例外に関係するキーワードにnoexceptがあります。
(C++11以降)
noexceptには二種類の機能があります。

関数の例外仕様の指定子

関数の引数リストの後ろにnoexceptを記述することで、その関数が例外を送出する(外部に例外を投げる)可能性があるか否かを指定することができます。


void f1() noexcept {}			//例外を送出しない
void f2() noexcept(true) {}		//例外を送出しない
void f3() noexcept(false) {}	//例外を送出する可能性がある
void f4() {}					//例外を送出する可能性がある

このnoexceptには引数を指定でき、式が真になる場合は例外を送出しない指定となります。
偽の場合は例外を送出する可能性がある関数の指定となります。
引数を省略した場合は真を指定した場合と同じです。
noexceptがない関数は偽を指定した場合と同じです。
ただしデストラクタはnoexcept(true)がデフォルトで指定されています。
(明示的にnoexcept(false)などを指定することで変更可能です)

例外を送出しない指定をした関数が例外を送出すると、その場でプログラムは異常終了します。
(tryを使っても捕捉できない)
これは安全な終了ではないので、ファイル書き込み中などの場合はデータが破損する可能性があります。
なお、その関数内でtry-catchで例外処理をすることは可能です。

例外を送出しない関数は主に二つの効果があります。

パフォーマンスの向上

関数の呼び出し時には関数からの例外の送出に対応するための内部的な処理が行われるのですが、これを省くことができます。
そのためパフォーマンスの向上が期待できます。

例外安全性の保証

例外を送出しないということはその関数の実行は絶対に成功するということを意味します。
(ここで言う「成功」とは処理が不完全なままで終了しないという意味で、例えば関数は成功した上でnullptrなどの無効な値を返すことはあり得ます)
ある関数で例外が発生する可能性がある場合、関数呼び出し側はそのことを考慮したコードにする必要があります。
例外が発生する可能性がないならばその処理を省くことができ、簡潔かつ高速な処理が可能になります。
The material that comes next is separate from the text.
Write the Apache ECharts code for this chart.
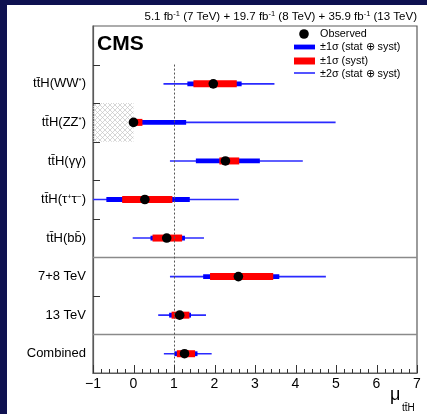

ただしこれは関数を使う側からの話で、例外を一切発生させない関数を作るのは結構難しいものです。
単純な四則計算程度ならともかく、C++や関数内で使用する関数の仕様を完全に把握しないと思わぬところで例外が発生するかもしれません。
関数の処理全体をtryブロックで囲ってすべての例外を捕捉すれば外部に例外は送出されませんが、それをするくらいならnoexceptを指定せずに呼び出し側で例外を捕捉するようにしたほうが良いでしょう。
また、プログラムのバージョンアップに伴う仕様の変更でnoexceptを外すと、noexceptを前提としていた他の部分でもコードの修正が必要になる可能性があるので、特に他人に利用してもらうコードを書く場合は注意が必要です。

noexcept演算子

noexceptキーワードにはもうひとつ、演算子としての機能があります。
これは被演算子に指定した式が例外を送出する可能性があるか否かをbool値で返します。
これは主に上述の関数のnoexcept指定子と共に使用されます。


void f1() noexcept {}
void f2() noexcept(false) {}

//関数f1が例外を送出するなら関数g1も例外を送出する
void g1() noexcept(noexcept(f1()))
{
    f1();
}
void g2() noexcept(noexcept(f2()))
{
    f2();
}

int main()
{
	constexpr bool b1 = noexcept(g1()); //true
	constexpr bool b2 = noexcept(g2()); //false

	std::cin.get();
}

ある関数関数の例外送出の可能性が、その関数から呼び出される関数の例外送出可能性に依存する場合はこのように記述することで対応することができます。
noexcept演算子はコンパイル時に実行されるため、constexpr定数にすることができます。